Derek W · · Unknown Hometown · Joined Jun 2008 · Points: 20

I know I saw this subject floating around a while back but this is perfect.

Doubling up. I have a set of C4s .3-3 and a 3.5 Tech Friend a friend just gave me and WC Zeros 3-6. I will eventually want to double up. Some say double up on the ones you know some say get 2 brands. Your guys' input?

Jacob Dolence · · Farmville, VA · Joined Jun 2006 · Points: 806
vanishing spy wrote:Where does one find a #6 friend. I'm looking for one of these boat anchors and they're hard to find. Not available at: Backcountry, gearexpress, rei, ems, rockandsnow,bentgate OH, Mountaingear has one for about $150. Should I just get a big bro?
Why not just get a BD #6. You can walk a #6 cam, but (in my opinion) big bros take a lot of practice to place well, don't work well in all types of rocks and cracks, and can't be walked.
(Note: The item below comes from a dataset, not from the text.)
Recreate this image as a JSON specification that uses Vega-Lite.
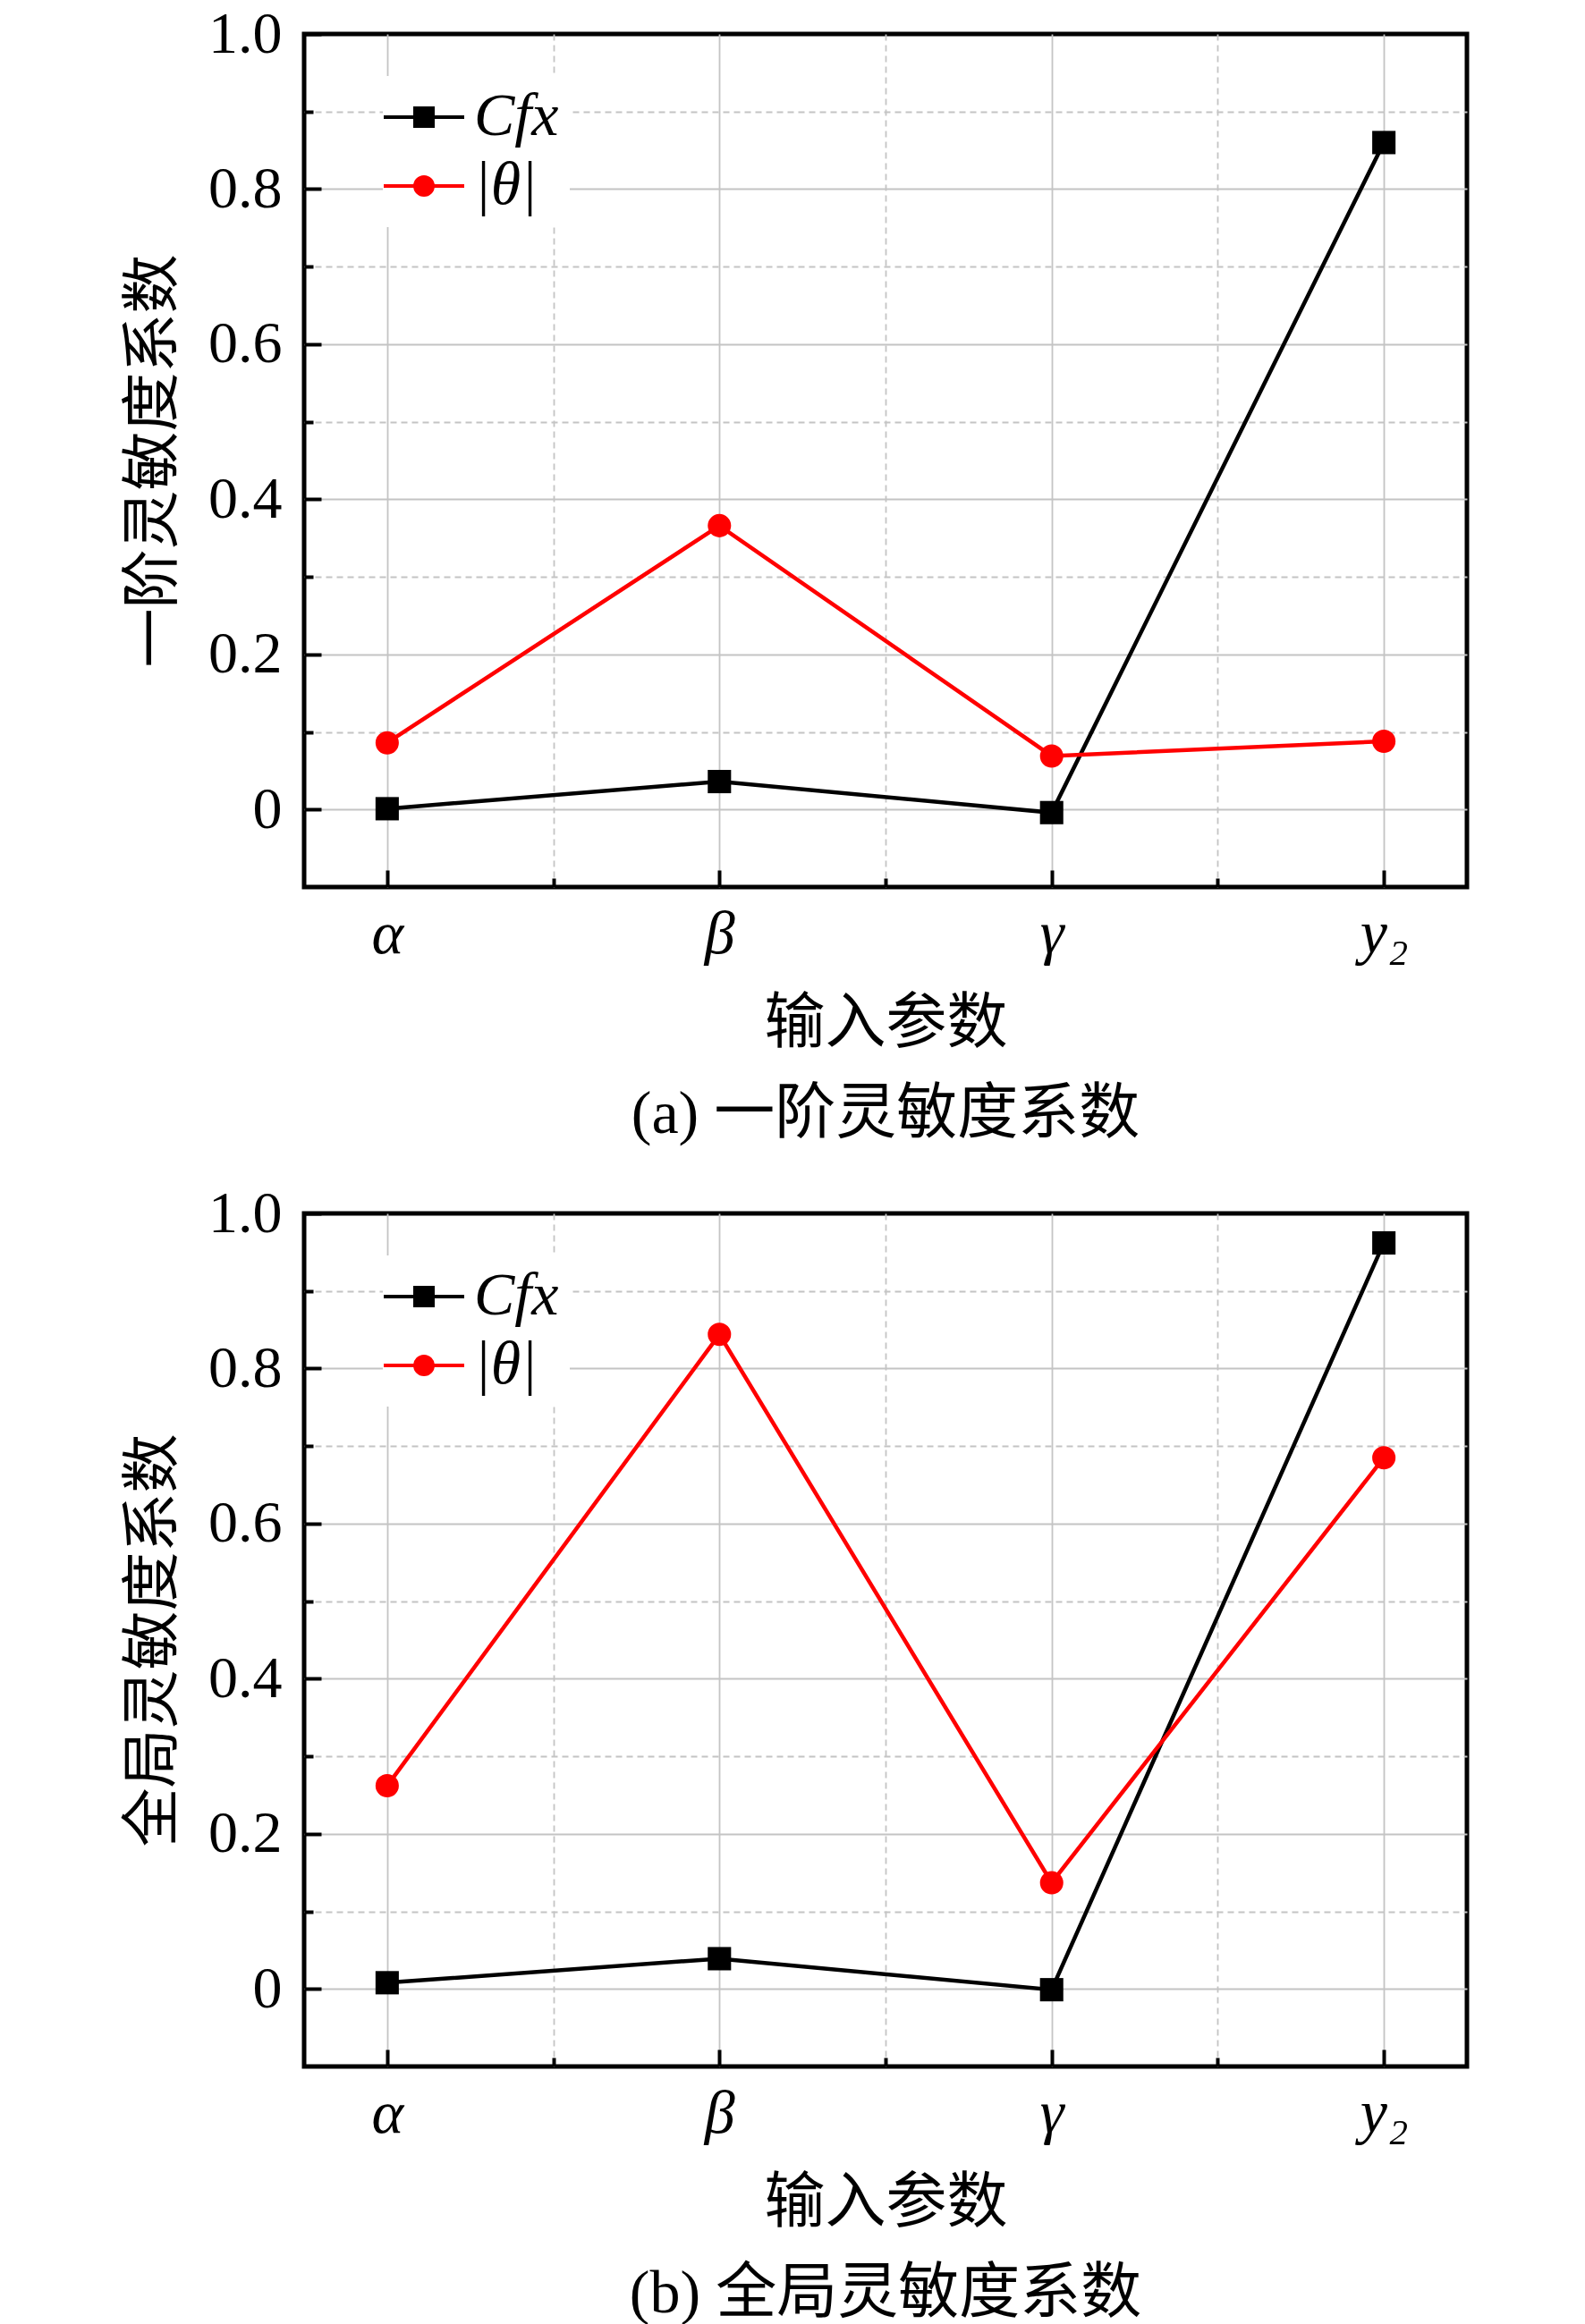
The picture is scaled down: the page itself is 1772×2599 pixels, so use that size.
{
  "$schema": "https://vega.github.io/schema/vega-lite/v6.json",
  "background": "white",
  "padding": {"left": 135, "top": 2, "right": 10, "bottom": 0},
  "spacing": 365,
  "bounds": "flush",
  "resolve": {"scale": {"color": "independent"}, "legend": {"color": "independent"}},
  "datasets": {
    "a": [
      {"param": "α", "series": "Cfx", "value": 0.001},
      {"param": "β", "series": "Cfx", "value": 0.036},
      {"param": "γ", "series": "Cfx", "value": -0.004},
      {"param": "y₂", "series": "Cfx", "value": 0.86},
      {"param": "α", "series": "|θ|", "value": 0.086},
      {"param": "β", "series": "|θ|", "value": 0.366},
      {"param": "γ", "series": "|θ|", "value": 0.069},
      {"param": "y₂", "series": "|θ|", "value": 0.088}
    ],
    "b": [
      {"param": "α", "series": "Cfx", "value": 0.008},
      {"param": "β", "series": "Cfx", "value": 0.039},
      {"param": "γ", "series": "Cfx", "value": -0.001},
      {"param": "y₂", "series": "Cfx", "value": 0.962},
      {"param": "α", "series": "|θ|", "value": 0.262},
      {"param": "β", "series": "|θ|", "value": 0.844},
      {"param": "γ", "series": "|θ|", "value": 0.137},
      {"param": "y₂", "series": "|θ|", "value": 0.685}
    ]
  },
  "config": {
    "view": {"stroke": "black", "strokeWidth": 5},
    "axis": {"labelColor": "black", "titleColor": "black", "tickColor": "black", "tickWidth": 4, "gridColor": "#c4c4c4", "gridWidth": 1.8, "domain": false},
    "legend": {"orient": "none", "legendX": 88, "legendY": 47, "title": null, "padding": 12, "fillColor": "white", "symbolSize": 400, "symbolStrokeWidth": 4, "labelFont": "Liberation Serif", "labelFontSize": 68, "labelFontStyle": "italic", "labelColor": "black", "labelOffset": 22, "rowPadding": 9}
  },
  "vconcat": [
    {
      "width": 1300,
      "height": 954,
      "data": {"name": "a"},
      "title": {"text": "(a) 一阶灵敏度系数", "orient": "bottom", "anchor": "middle", "offset": 34, "font": "Liberation Serif, Noto Sans CJK SC", "fontSize": 68, "fontWeight": "normal", "color": "black"},
      "layer": [
        {
          "mark": {"type": "line", "strokeWidth": 4.5},
          "encoding": {
            "x": {"field": "param", "type": "ordinal", "sort": ["α", "β", "γ", "y₂"],
              "scale": {"type": "point", "domain": ["α", "m1", "β", "m2", "γ", "m3", "y₂"], "padding": 0.5},
              "axis": {"values": ["α", "β", "γ", "y₂"], "orient": "bottom", "grid": true, "ticks": true, "tickSize": -19, "labelFont": "Liberation Serif", "labelFontStyle": "italic", "labelFontSize": 68, "labelPadding": 38, "labelAngle": 0, "title": "输入参数", "titleFont": "Noto Sans CJK SC", "titleFontSize": 68, "titleFontWeight": "normal", "titleY": 153, "titleBaseline": "middle"}},
            "y": {"field": "value", "type": "quantitative",
              "scale": {"domain": [-0.1, 1.0], "nice": false, "zero": false},
              "axis": {"values": [0, 0.2, 0.4, 0.6, 0.8, 1.0], "orient": "left", "labelExpr": "datum.value == 0 ? '0' : format(datum.value, '.1f')", "grid": true, "gridOpacity": {"condition": {"test": "datum.value > 0.99", "value": 0}, "value": 1}, "ticks": true, "tickSize": -19, "labelFont": "Liberation Serif", "labelFontSize": 66, "labelPadding": 44, "labelFlush": false, "labelOverlap": false, "labelBound": false, "title": "一阶灵敏度系数", "titleFont": "Noto Sans CJK SC", "titleFontSize": 66, "titleFontWeight": "normal", "titleX": -169, "titleBaseline": "middle"}},
            "color": {"field": "series", "type": "nominal", "scale": {"domain": ["Cfx", "|θ|"], "range": ["black", "#ff0000"]},
              "legend": {"encode": {"symbols": {"update": {
                  "shape": {"signal": "datum.value === 'Cfx' ? 'M-4.5,0L4.5,0M-1,-1L1,-1L1,1L-1,1Z' : 'M-4.5,0L4.5,0M1,0A1,1,0,1,1,-1,0A1,1,0,1,1,1,0Z'"},
                  "fill": {"signal": "datum.value === 'Cfx' ? 'black' : '#ff0000'"},
                  "stroke": {"signal": "datum.value === 'Cfx' ? 'black' : '#ff0000'"},
                  "strokeWidth": {"value": 4},
                  "opacity": {"value": 1}
                }}}}}
          }
        },
        {
          "transform": [{"filter": "datum.series === 'Cfx'"}],
          "mark": {"type": "point", "shape": "square", "filled": true, "size": 680, "opacity": 1, "color": "black"},
          "encoding": {
            "x": {"field": "param", "type": "ordinal",
              "scale": {"type": "point", "domain": ["α", "m1", "β", "m2", "γ", "m3", "y₂"], "padding": 0.5},
              "axis": {"values": ["m1", "m2", "m3"], "orient": "bottom", "grid": true, "gridDash": [7, 5], "ticks": true, "tickSize": -10, "labels": false, "title": null}},
            "y": {"field": "value", "type": "quantitative",
              "scale": {"domain": [-0.1, 1.0], "nice": false, "zero": false},
              "axis": {"values": [0.1, 0.3, 0.5, 0.7, 0.9], "orient": "left", "grid": true, "gridDash": [7, 5], "ticks": true, "tickSize": -10, "labels": false, "title": null}}
          }
        },
        {
          "transform": [{"filter": "datum.series === '|θ|'"}],
          "mark": {"type": "point", "shape": "circle", "filled": true, "size": 680, "opacity": 1, "color": "#ff0000"},
          "encoding": {
            "x": {"field": "param", "type": "ordinal", "axis": null},
            "y": {"field": "value", "type": "quantitative", "axis": null}
          }
        }
      ],
      "resolve": {"axis": {"x": "independent", "y": "independent"}}
    },
    {
      "width": 1300,
      "height": 954,
      "data": {"name": "b"},
      "title": {"text": "(b) 全局灵敏度系数", "orient": "bottom", "anchor": "middle", "offset": 34, "font": "Liberation Serif, Noto Sans CJK SC", "fontSize": 68, "fontWeight": "normal", "color": "black"},
      "layer": [
        {
          "mark": {"type": "line", "strokeWidth": 4.5},
          "encoding": {
            "x": {"field": "param", "type": "ordinal", "sort": ["α", "β", "γ", "y₂"],
              "scale": {"type": "point", "domain": ["α", "m1", "β", "m2", "γ", "m3", "y₂"], "padding": 0.5},
              "axis": {"values": ["α", "β", "γ", "y₂"], "orient": "bottom", "grid": true, "ticks": true, "tickSize": -19, "labelFont": "Liberation Serif", "labelFontStyle": "italic", "labelFontSize": 68, "labelPadding": 38, "labelAngle": 0, "title": "输入参数", "titleFont": "Noto Sans CJK SC", "titleFontSize": 68, "titleFontWeight": "normal", "titleY": 153, "titleBaseline": "middle"}},
            "y": {"field": "value", "type": "quantitative",
              "scale": {"domain": [-0.1, 1.0], "nice": false, "zero": false},
              "axis": {"values": [0, 0.2, 0.4, 0.6, 0.8, 1.0], "orient": "left", "labelExpr": "datum.value == 0 ? '0' : format(datum.value, '.1f')", "grid": true, "gridOpacity": {"condition": {"test": "datum.value > 0.99", "value": 0}, "value": 1}, "ticks": true, "tickSize": -19, "labelFont": "Liberation Serif", "labelFontSize": 66, "labelPadding": 44, "labelFlush": false, "labelOverlap": false, "labelBound": false, "title": "全局灵敏度系数", "titleFont": "Noto Sans CJK SC", "titleFontSize": 66, "titleFontWeight": "normal", "titleX": -169, "titleBaseline": "middle"}},
            "color": {"field": "series", "type": "nominal", "scale": {"domain": ["Cfx", "|θ|"], "range": ["black", "#ff0000"]},
              "legend": {"encode": {"symbols": {"update": {
                  "shape": {"signal": "datum.value === 'Cfx' ? 'M-4.5,0L4.5,0M-1,-1L1,-1L1,1L-1,1Z' : 'M-4.5,0L4.5,0M1,0A1,1,0,1,1,-1,0A1,1,0,1,1,1,0Z'"},
                  "fill": {"signal": "datum.value === 'Cfx' ? 'black' : '#ff0000'"},
                  "stroke": {"signal": "datum.value === 'Cfx' ? 'black' : '#ff0000'"},
                  "strokeWidth": {"value": 4},
                  "opacity": {"value": 1}
                }}}}}
          }
        },
        {
          "transform": [{"filter": "datum.series === 'Cfx'"}],
          "mark": {"type": "point", "shape": "square", "filled": true, "size": 680, "opacity": 1, "color": "black"},
          "encoding": {
            "x": {"field": "param", "type": "ordinal",
              "scale": {"type": "point", "domain": ["α", "m1", "β", "m2", "γ", "m3", "y₂"], "padding": 0.5},
              "axis": {"values": ["m1", "m2", "m3"], "orient": "bottom", "grid": true, "gridDash": [7, 5], "ticks": true, "tickSize": -10, "labels": false, "title": null}},
            "y": {"field": "value", "type": "quantitative",
              "scale": {"domain": [-0.1, 1.0], "nice": false, "zero": false},
              "axis": {"values": [0.1, 0.3, 0.5, 0.7, 0.9], "orient": "left", "grid": true, "gridDash": [7, 5], "ticks": true, "tickSize": -10, "labels": false, "title": null}}
          }
        },
        {
          "transform": [{"filter": "datum.series === '|θ|'"}],
          "mark": {"type": "point", "shape": "circle", "filled": true, "size": 680, "opacity": 1, "color": "#ff0000"},
          "encoding": {
            "x": {"field": "param", "type": "ordinal", "axis": null},
            "y": {"field": "value", "type": "quantitative", "axis": null}
          }
        }
      ],
      "resolve": {"axis": {"x": "independent", "y": "independent"}}
    }
  ]
}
The BD #6, while not as good (also my opinion)as the WC 6 is still better than the same size big bro. I got my #6 BD for $90. Hard to justify $150 for the WC when such a similar piece is $60 less.
DaveB · · Unknown Hometown · Joined Feb 2007 · Points: 1,075
Doug Lintz wrote:...I love the feel of my partner's C4s....they're so smooth.
Agree -- The BD C4s are very smooth, very nice...almost luxurious.

I've used WC Tech Friends for years. However, if starting over, I would definately be tempted to go with the BD C4s.
Doug Hill · · Unknown Hometown · Joined Jun 2009 · Points: 55

I got to handle some tech friends. The action wasn't as smooth as camalots but they felt better in my hand and they are cheaper which is important to me. Someone said something earlier about the lobes capsizing while on the gear sling. Is this still a problem?

Mark Roth · · Boulder · Joined Jan 2008 · Points: 14,062
Doug Hill wrote:...lobes capsizing while on the gear sling. Is this still a problem?
Yeah, it happens. Not a big deal. They straighten out when you pull the trigger (usually). C4s can't do that though, and the bigger range and smoothness sells me...
DaveB · · Unknown Hometown · Joined Feb 2007 · Points: 1,075
Doug Hill wrote:I got to handle some tech friends. The action wasn't as smooth as camalots but they felt better in my hand and they are cheaper which is important to me. Someone said something earlier about the lobes capsizing while on the gear sling. Is this still a problem?
Go with what's comfortable for you...handling, weight, features, and price. Again, both WC & BD are excellent.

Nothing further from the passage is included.